_Goal_
Quote the whole listing exactly. Leave the pictures out of your copy.

_Supplied material_
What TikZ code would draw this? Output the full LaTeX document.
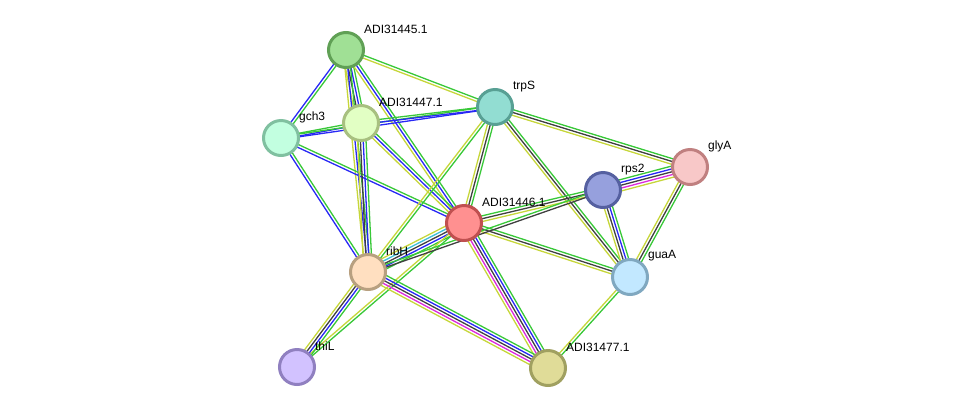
\documentclass[tikz,border=0pt]{standalone}
\usepackage{fontspec}
\setmainfont{Liberation Sans}
\usetikzlibrary{calc, backgrounds}
% evidence channels
\definecolor{sgreen}{RGB}{56,200,56}
\definecolor{sblue}{RGB}{40,40,245}
\definecolor{sblack}{RGB}{64,64,64}
\definecolor{syellow}{RGB}{198,214,58}
\definecolor{smag}{RGB}{220,40,220}
\definecolor{scyan}{RGB}{60,190,215}
% protein fill / border
\definecolor{f45}{RGB}{160,224,149}\definecolor{d45}{RGB}{96,160,85}
\definecolor{ftrps}{RGB}{146,221,210}\definecolor{dtrps}{RGB}{88,160,148}
\definecolor{f47}{RGB}{226,255,196}\definecolor{d47}{RGB}{168,192,128}
\definecolor{fgch}{RGB}{194,255,224}\definecolor{dgch}{RGB}{128,192,160}
\definecolor{fgly}{RGB}{248,200,200}\definecolor{dgly}{RGB}{192,128,128}
\definecolor{frps}{RGB}{150,160,221}\definecolor{drps}{RGB}{85,96,160}
\definecolor{f46}{RGB}{255,144,144}\definecolor{d46}{RGB}{192,80,80}
\definecolor{frib}{RGB}{255,223,192}\definecolor{drib}{RGB}{184,160,128}
\definecolor{fgua}{RGB}{194,232,255}\definecolor{dgua}{RGB}{128,168,192}
\definecolor{fthi}{RGB}{210,194,255}\definecolor{dthi}{RGB}{144,128,192}
\definecolor{f77}{RGB}{224,220,152}\definecolor{d77}{RGB}{160,160,96}
\tikzset{
  prot/.style 2 args={circle, minimum size=35bp, inner sep=0pt, line width=3bp, draw=#1, fill=#2},
  lbl/.style={anchor=west, inner sep=0pt, xshift=4.5bp, yshift=7.5bp, font=\fontsize{12bp}{14bp}\selectfont},
  evid/.style={line width=1.3bp}
}
% one coloured line per evidence channel, side by side
\newcommand{\bundle}[3]{%
  \foreach \c [count=\i] in {#3} {\xdef\nlines{\i}}%
  \foreach \c [count=\i] in {#3} {%
    \pgfmathsetmacro{\off}{(\i-(\nlines+1)/2)*2.8}%
    \draw[evid, color=\c] ($(#1.center)!\off bp!90:(#2.center)$) -- ($(#2.center)!\off bp!-90:(#1.center)$);
  }%
}

\begin{document}
\begin{tikzpicture}[x=1bp, y=-1bp]
  \useasboundingbox (0,0) rectangle (975,414);
  % proteins
  \node[prot={d45}{f45}, label={[lbl]45:ADI31445.1}] (n45) at (346,50) {};
  \node[prot={dtrps}{ftrps}, label={[lbl]45:trpS}] (trps) at (495,107) {};
  \node[prot={d47}{f47}, label={[lbl]45:ADI31447.1}] (n47) at (361,123) {};
  \node[prot={dgch}{fgch}, label={[lbl]45:gch3}] (gch3) at (281,138) {};
  \node[prot={dgly}{fgly}, label={[lbl]45:glyA}] (glya) at (690,167) {};
  \node[prot={drps}{frps}, label={[lbl]45:rps2}] (rps2) at (603,190) {};
  \node[prot={d46}{f46}, label={[lbl]45:ADI31446.1}] (n46) at (464,223) {};
  \node[prot={drib}{frib}, label={[lbl]45:ribH}] (ribh) at (368,272) {};
  \node[prot={dgua}{fgua}, label={[lbl]45:guaA}] (guaa) at (630,277) {};
  \node[prot={dthi}{fthi}, label={[lbl]45:thiL}] (thil) at (297,367) {};
  \node[prot={d77}{f77}, label={[lbl]45:ADI31477.1}] (n77) at (548,368) {};
  % interactions
  \begin{pgfonlayer}{background}
    \bundle{n45}{gch3}{sblue,sgreen}
    \bundle{n45}{n47}{syellow,sblack,sblue,sgreen}
    \bundle{n45}{ribh}{syellow,sblue,sgreen}
    \bundle{n45}{trps}{syellow,sgreen}
    \bundle{n45}{n46}{syellow,sblue,sgreen}
    \bundle{gch3}{n47}{sblue,sgreen}
    \bundle{gch3}{trps}{sblue,sgreen}
    \bundle{gch3}{n46}{sblue,sgreen}
    \bundle{gch3}{ribh}{sblue,sgreen}
    \bundle{n47}{trps}{sblue,sgreen}
    \bundle{n47}{n46}{syellow,sblue,sgreen}
    \bundle{n47}{ribh}{syellow,sblack,sblue,sgreen}
    \bundle{trps}{n46}{syellow,sblack,sgreen}
    \bundle{trps}{ribh}{syellow,sgreen}
    \bundle{trps}{glya}{syellow,sblack,sgreen}
    \bundle{trps}{guaa}{syellow,sblack,sgreen}
    \bundle{n46}{rps2}{syellow,sblack,sgreen}
    \bundle{n46}{guaa}{syellow,sblack,sgreen}
    \bundle{n46}{ribh}{syellow,scyan,sblack,sblue,sgreen}
    \bundle{n46}{n77}{syellow,smag,sblack,sblue,sgreen}
    \bundle{n46}{thil}{syellow,sgreen}
    \bundle{rps2}{glya}{syellow,smag,sblack,sblue,sgreen}
    \bundle{rps2}{guaa}{syellow,sblack,sblue,sgreen}
    \bundle{glya}{guaa}{syellow,sblack,sgreen}
    \bundle{ribh}{rps2}{sblack,sgreen}
    \bundle{ribh}{thil}{syellow,sblack,sblue,sgreen}
    \bundle{ribh}{n77}{syellow,smag,sblack,sblue,sgreen}
    \bundle{guaa}{n77}{syellow,sgreen}
  \end{pgfonlayer}
\end{tikzpicture}
\end{document}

_Solution to the exercise_
What TikZ code would draw this? Output the full LaTeX document.
\documentclass[tikz,border=0pt]{standalone}
\usepackage{fontspec}
\setmainfont{Liberation Sans}
\usetikzlibrary{calc, backgrounds}
% evidence channels
\definecolor{sgreen}{RGB}{56,200,56}
\definecolor{sblue}{RGB}{40,40,245}
\definecolor{sblack}{RGB}{64,64,64}
\definecolor{syellow}{RGB}{198,214,58}
\definecolor{smag}{RGB}{220,40,220}
\definecolor{scyan}{RGB}{60,190,215}
% protein fill / border
\definecolor{f45}{RGB}{160,224,149}\definecolor{d45}{RGB}{96,160,85}
\definecolor{ftrps}{RGB}{146,221,210}\definecolor{dtrps}{RGB}{88,160,148}
\definecolor{f47}{RGB}{226,255,196}\definecolor{d47}{RGB}{168,192,128}
\definecolor{fgch}{RGB}{194,255,224}\definecolor{dgch}{RGB}{128,192,160}
\definecolor{fgly}{RGB}{248,200,200}\definecolor{dgly}{RGB}{192,128,128}
\definecolor{frps}{RGB}{150,160,221}\definecolor{drps}{RGB}{85,96,160}
\definecolor{f46}{RGB}{255,144,144}\definecolor{d46}{RGB}{192,80,80}
\definecolor{frib}{RGB}{255,223,192}\definecolor{drib}{RGB}{184,160,128}
\definecolor{fgua}{RGB}{194,232,255}\definecolor{dgua}{RGB}{128,168,192}
\definecolor{fthi}{RGB}{210,194,255}\definecolor{dthi}{RGB}{144,128,192}
\definecolor{f77}{RGB}{224,220,152}\definecolor{d77}{RGB}{160,160,96}
\tikzset{
  prot/.style 2 args={circle, minimum size=35bp, inner sep=0pt, line width=3bp, draw=#1, fill=#2},
  lbl/.style={anchor=west, inner sep=0pt, xshift=4.5bp, yshift=7.5bp, font=\fontsize{12bp}{14bp}\selectfont},
  evid/.style={line width=1.3bp}
}
% one coloured line per evidence channel, side by side
\newcommand{\bundle}[3]{%
  \foreach \c [count=\i] in {#3} {\xdef\nlines{\i}}%
  \foreach \c [count=\i] in {#3} {%
    \pgfmathsetmacro{\off}{(\i-(\nlines+1)/2)*2.8}%
    \draw[evid, color=\c] ($(#1.center)!\off bp!90:(#2.center)$) -- ($(#2.center)!\off bp!-90:(#1.center)$);
  }%
}

\begin{document}
\begin{tikzpicture}[x=1bp, y=-1bp]
  \useasboundingbox (0,0) rectangle (975,414);
  % proteins
  \node[prot={d45}{f45}, label={[lbl]45:ADI31445.1}] (n45) at (346,50) {};
  \node[prot={dtrps}{ftrps}, label={[lbl]45:trpS}] (trps) at (495,107) {};
  \node[prot={d47}{f47}, label={[lbl]45:ADI31447.1}] (n47) at (361,123) {};
  \node[prot={dgch}{fgch}, label={[lbl]45:gch3}] (gch3) at (281,138) {};
  \node[prot={dgly}{fgly}, label={[lbl]45:glyA}] (glya) at (690,167) {};
  \node[prot={drps}{frps}, label={[lbl]45:rps2}] (rps2) at (603,190) {};
  \node[prot={d46}{f46}, label={[lbl]45:ADI31446.1}] (n46) at (464,223) {};
  \node[prot={drib}{frib}, label={[lbl]45:ribH}] (ribh) at (368,272) {};
  \node[prot={dgua}{fgua}, label={[lbl]45:guaA}] (guaa) at (630,277) {};
  \node[prot={dthi}{fthi}, label={[lbl]45:thiL}] (thil) at (297,367) {};
  \node[prot={d77}{f77}, label={[lbl]45:ADI31477.1}] (n77) at (548,368) {};
  % interactions
  \begin{pgfonlayer}{background}
    \bundle{n45}{gch3}{sblue,sgreen}
    \bundle{n45}{n47}{syellow,sblack,sblue,sgreen}
    \bundle{n45}{ribh}{syellow,sblue,sgreen}
    \bundle{n45}{trps}{syellow,sgreen}
    \bundle{n45}{n46}{syellow,sblue,sgreen}
    \bundle{gch3}{n47}{sblue,sgreen}
    \bundle{gch3}{trps}{sblue,sgreen}
    \bundle{gch3}{n46}{sblue,sgreen}
    \bundle{gch3}{ribh}{sblue,sgreen}
    \bundle{n47}{trps}{sblue,sgreen}
    \bundle{n47}{n46}{syellow,sblue,sgreen}
    \bundle{n47}{ribh}{syellow,sblack,sblue,sgreen}
    \bundle{trps}{n46}{syellow,sblack,sgreen}
    \bundle{trps}{ribh}{syellow,sgreen}
    \bundle{trps}{glya}{syellow,sblack,sgreen}
    \bundle{trps}{guaa}{syellow,sblack,sgreen}
    \bundle{n46}{rps2}{syellow,sblack,sgreen}
    \bundle{n46}{guaa}{syellow,sblack,sgreen}
    \bundle{n46}{ribh}{syellow,scyan,sblack,sblue,sgreen}
    \bundle{n46}{n77}{syellow,smag,sblack,sblue,sgreen}
    \bundle{n46}{thil}{syellow,sgreen}
    \bundle{rps2}{glya}{syellow,smag,sblack,sblue,sgreen}
    \bundle{rps2}{guaa}{syellow,sblack,sblue,sgreen}
    \bundle{glya}{guaa}{syellow,sblack,sgreen}
    \bundle{ribh}{rps2}{sblack,sgreen}
    \bundle{ribh}{thil}{syellow,sblack,sblue,sgreen}
    \bundle{ribh}{n77}{syellow,smag,sblack,sblue,sgreen}
    \bundle{guaa}{n77}{syellow,sgreen}
  \end{pgfonlayer}
\end{tikzpicture}
\end{document}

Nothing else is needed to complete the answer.